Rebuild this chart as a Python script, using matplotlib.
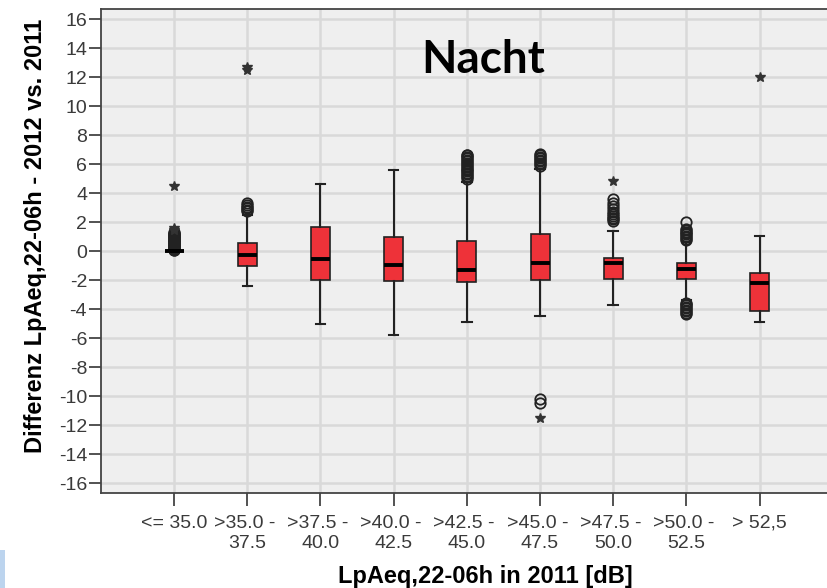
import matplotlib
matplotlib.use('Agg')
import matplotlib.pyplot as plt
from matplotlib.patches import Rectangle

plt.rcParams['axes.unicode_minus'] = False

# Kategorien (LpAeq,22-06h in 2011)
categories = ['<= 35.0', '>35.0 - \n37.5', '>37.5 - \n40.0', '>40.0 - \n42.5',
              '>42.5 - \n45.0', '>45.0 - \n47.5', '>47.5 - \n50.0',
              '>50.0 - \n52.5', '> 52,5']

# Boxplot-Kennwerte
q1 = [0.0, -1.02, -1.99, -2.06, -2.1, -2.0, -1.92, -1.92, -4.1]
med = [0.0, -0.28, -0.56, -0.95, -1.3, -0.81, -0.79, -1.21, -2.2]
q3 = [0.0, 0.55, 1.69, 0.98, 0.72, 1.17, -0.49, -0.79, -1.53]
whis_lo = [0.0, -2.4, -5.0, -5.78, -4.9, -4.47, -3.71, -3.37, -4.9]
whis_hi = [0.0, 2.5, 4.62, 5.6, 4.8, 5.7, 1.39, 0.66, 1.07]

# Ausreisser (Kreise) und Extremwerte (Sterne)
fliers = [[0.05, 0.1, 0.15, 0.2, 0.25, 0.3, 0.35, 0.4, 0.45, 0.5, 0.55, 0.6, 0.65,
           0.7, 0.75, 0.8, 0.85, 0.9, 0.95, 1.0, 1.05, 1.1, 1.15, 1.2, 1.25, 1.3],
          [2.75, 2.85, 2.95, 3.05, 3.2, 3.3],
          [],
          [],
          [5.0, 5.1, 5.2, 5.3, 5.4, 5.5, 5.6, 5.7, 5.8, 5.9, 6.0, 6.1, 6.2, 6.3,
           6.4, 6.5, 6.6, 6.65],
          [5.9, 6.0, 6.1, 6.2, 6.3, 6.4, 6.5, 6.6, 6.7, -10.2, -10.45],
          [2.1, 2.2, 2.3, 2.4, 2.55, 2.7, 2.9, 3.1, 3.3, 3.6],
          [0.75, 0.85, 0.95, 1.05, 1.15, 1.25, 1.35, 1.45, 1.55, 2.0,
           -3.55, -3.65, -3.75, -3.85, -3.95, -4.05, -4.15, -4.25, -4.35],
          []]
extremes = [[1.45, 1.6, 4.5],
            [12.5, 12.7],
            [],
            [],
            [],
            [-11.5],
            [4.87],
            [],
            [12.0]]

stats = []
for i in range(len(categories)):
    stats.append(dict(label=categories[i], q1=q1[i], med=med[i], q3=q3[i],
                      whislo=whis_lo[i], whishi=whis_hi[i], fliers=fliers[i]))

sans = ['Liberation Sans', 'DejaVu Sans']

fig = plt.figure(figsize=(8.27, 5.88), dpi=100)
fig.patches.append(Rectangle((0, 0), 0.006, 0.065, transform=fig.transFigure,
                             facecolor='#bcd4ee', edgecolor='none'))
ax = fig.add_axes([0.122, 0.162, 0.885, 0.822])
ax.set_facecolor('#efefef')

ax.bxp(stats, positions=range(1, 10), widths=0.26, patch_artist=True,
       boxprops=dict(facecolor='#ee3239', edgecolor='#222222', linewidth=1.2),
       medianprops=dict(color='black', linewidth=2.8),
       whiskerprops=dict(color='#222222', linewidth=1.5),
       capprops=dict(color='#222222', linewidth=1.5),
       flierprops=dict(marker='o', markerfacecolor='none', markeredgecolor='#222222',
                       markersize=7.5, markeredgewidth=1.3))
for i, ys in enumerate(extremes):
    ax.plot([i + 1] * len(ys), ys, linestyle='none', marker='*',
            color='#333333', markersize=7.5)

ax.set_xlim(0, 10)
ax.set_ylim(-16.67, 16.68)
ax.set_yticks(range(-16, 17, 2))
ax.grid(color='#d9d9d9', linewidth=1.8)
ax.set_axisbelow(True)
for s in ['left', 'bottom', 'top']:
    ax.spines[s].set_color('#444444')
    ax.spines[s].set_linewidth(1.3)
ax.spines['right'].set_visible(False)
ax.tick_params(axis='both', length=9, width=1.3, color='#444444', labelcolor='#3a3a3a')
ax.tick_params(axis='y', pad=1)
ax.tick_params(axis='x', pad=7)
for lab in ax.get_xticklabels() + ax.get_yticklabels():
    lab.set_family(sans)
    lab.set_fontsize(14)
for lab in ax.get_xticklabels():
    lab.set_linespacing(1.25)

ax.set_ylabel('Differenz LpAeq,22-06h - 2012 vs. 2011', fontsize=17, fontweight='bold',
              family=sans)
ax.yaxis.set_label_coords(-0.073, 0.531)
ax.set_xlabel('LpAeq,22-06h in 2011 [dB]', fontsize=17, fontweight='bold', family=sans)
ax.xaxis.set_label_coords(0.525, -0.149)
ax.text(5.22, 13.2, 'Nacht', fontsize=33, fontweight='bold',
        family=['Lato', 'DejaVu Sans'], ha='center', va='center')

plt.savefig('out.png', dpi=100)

▸ The problem
Return exactly what appears from the opening line of the material through the line with "whis_hi = [0.0, 2.5, 4.62, 5.6, 4.8, 5.7, 1.39, 0.66, 1.07]", apart from the pictures.

▸ Exercise output
Rebuild this chart as a Python script, using matplotlib.
import matplotlib
matplotlib.use('Agg')
import matplotlib.pyplot as plt
from matplotlib.patches import Rectangle

plt.rcParams['axes.unicode_minus'] = False

# Kategorien (LpAeq,22-06h in 2011)
categories = ['<= 35.0', '>35.0 - \n37.5', '>37.5 - \n40.0', '>40.0 - \n42.5',
              '>42.5 - \n45.0', '>45.0 - \n47.5', '>47.5 - \n50.0',
              '>50.0 - \n52.5', '> 52,5']

# Boxplot-Kennwerte
q1 = [0.0, -1.02, -1.99, -2.06, -2.1, -2.0, -1.92, -1.92, -4.1]
med = [0.0, -0.28, -0.56, -0.95, -1.3, -0.81, -0.79, -1.21, -2.2]
q3 = [0.0, 0.55, 1.69, 0.98, 0.72, 1.17, -0.49, -0.79, -1.53]
whis_lo = [0.0, -2.4, -5.0, -5.78, -4.9, -4.47, -3.71, -3.37, -4.9]
whis_hi = [0.0, 2.5, 4.62, 5.6, 4.8, 5.7, 1.39, 0.66, 1.07]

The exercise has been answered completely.